Après Ryad Boudebouz, qui décidait au lendemain d’un Euro U19 avec les Bleuets où il a été la star, d’opter pour les Fennecs, alors qu’il était le grand espoir du football français et qu’une place chez les A, en bleu, l’attendait juste après la Coupe du monde ; Sofiane Feghouli, titulaire au FC Valence, troisième de Liga et autre grand espoir du football français, décida aussi de jouer pour les Fennecs d’Algérie au grand dam de la DTN de l’Hexagone, et, enfin, le jeune Mehdi Abeid, qui s’est prononcé pour l’Algérie dès sa signature au grand club anglais de Newcastle.

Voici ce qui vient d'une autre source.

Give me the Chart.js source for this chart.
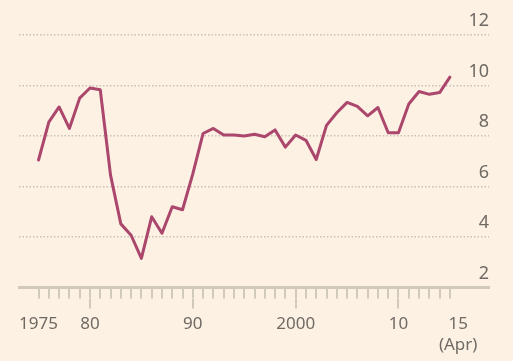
<!DOCTYPE html>
<html>
<head>
<meta charset="utf-8">
<script src="https://cdn.jsdelivr.net/npm/chart.js"></script>
<style>
  html, body { margin: 0; padding: 0; background: #fdf1e3; }
  #wrap { width: 513px; height: 361px; }
</style>
</head>
<body>
<div id="wrap"><canvas id="grafico" width="513" height="361"></canvas></div>
<script>
// Datos (un valor por año, el último es abril de 2015)
const anios = [1975, 1976, 1977, 1978, 1979, 1980, 1981, 1982, 1983, 1984,
  1985, 1986, 1987, 1988, 1989, 1990, 1991, 1992, 1993, 1994,
  1995, 1996, 1997, 1998, 1999, 2000, 2001, 2002, 2003, 2004,
  2005, 2006, 2007, 2008, 2009, 2010, 2011, 2012, 2013, 2014, 2015];
const valores = [7.05, 8.55, 9.15, 8.3, 9.5, 9.9, 9.83, 6.45, 4.52, 4.07,
  3.15, 4.8, 4.15, 5.2, 5.08, 6.5, 8.1, 8.3, 8.04, 8.04,
  8.0, 8.07, 7.97, 8.24, 7.56, 8.04, 7.83, 7.07, 8.42, 8.92,
  9.33, 9.17, 8.8, 9.13, 8.13, 8.13, 9.27, 9.76, 9.65, 9.72, 10.33];

// Marcas del eje X
const marcasMenores = anios;                 // una marca por año
const marcasMayores = [1980, 1990, 2000, 2010];
const etiquetasX = [
  { valor: 1975, texto: '1975' },
  { valor: 1980, texto: '80' },
  { valor: 1990, texto: '90' },
  { valor: 2000, texto: '2000' },
  { valor: 2010, texto: '10' },
  { valor: 2015.8, texto: ['15', '(Apr)'] }
];
const ticksY = [2, 4, 6, 8, 10, 12];

const colorLinea = '#ab466d';
const colorEje = '#d2c9bd';
const colorTexto = '#6f6a64';
const fuente = { family: "'Noto Sans', sans-serif", size: 17, lineHeight: 1.25 };
const fuenteY = { family: "'Noto Sans', sans-serif", size: 18 };

function crearGrafico(ctx) {
  return new Chart(ctx, {
    type: 'line',
    data: {
      datasets: [{
        data: anios.map((a, i) => ({ x: a, y: valores[i] })),
        borderColor: colorLinea,
        borderWidth: 3,
        pointRadius: 0,
        tension: 0,
        borderJoinStyle: 'round',
        borderCapStyle: 'round',
        xAxisID: 'x',
        yAxisID: 'y'
      }]
    },
    options: {
      responsive: false,
      animation: false,
      layout: { padding: { left: 19, right: 24, top: 35, bottom: 0 } },
      plugins: { legend: { display: false }, tooltip: { enabled: false } },
      scales: {
        x: {
          type: 'linear',
          position: 'bottom',
          min: 1973.1,
          max: 2018.8,
          afterBuildTicks: axis => { axis.ticks = marcasMenores.map(v => ({ value: v })); },
          grid: { drawOnChartArea: false, drawTicks: true, tickLength: 11, color: colorEje, lineWidth: 2 },
          border: { display: true, color: colorEje, width: 3 },
          ticks: { display: false }
        },
        x2: {
          type: 'linear',
          position: 'bottom',
          min: 1973.1,
          max: 2018.8,
          afterBuildTicks: axis => { axis.ticks = etiquetasX.map(e => ({ value: e.valor })); },
          grid: {
            drawOnChartArea: false,
            drawTicks: true,
            tickLength: 10,
            lineWidth: 2,
            color: c => (c.tick && marcasMayores.includes(c.tick.value)) ? colorEje : 'rgba(0,0,0,0)'
          },
          border: { display: false },
          ticks: {
            autoSkip: false,
            maxRotation: 0,
            padding: 5,
            color: colorTexto,
            font: fuente,
            callback: v => {
              const e = etiquetasX.find(et => et.valor === v);
              return e ? e.texto : '';
            }
          }
        },
        y: {
          position: 'right',
          min: 2,
          max: 12,
          afterBuildTicks: axis => { axis.ticks = ticksY.map(v => ({ value: v })); },
          grid: {
            drawTicks: false,
            lineWidth: 1.5,
            color: c => (c.tick && c.tick.value === 2) ? 'rgba(0,0,0,0)' : '#c9c1b7'
          },
          border: { display: false, dash: [1.5, 2] },
          ticks: {
            mirror: true,
            padding: 0,
            labelOffset: -14,
            color: colorTexto,
            font: fuenteY
          }
        }
      }
    }
  });
}

document.addEventListener('DOMContentLoaded', () => {
  crearGrafico(document.getElementById('grafico').getContext('2d'));
});
</script>
</body>
</html>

Après ces deux stars, on annonce du côté de Dely Ibrahim l’arrivée imminente de Yacine Brahimi, le milieu titulaire de l’équipe de France espoir, et surtout Ishak Belfodil, l’attaquant de Parme, né en Algérie, et que la France avait naturalisé à seulement 16 ans, alors qu’il n’était pas encore majeur.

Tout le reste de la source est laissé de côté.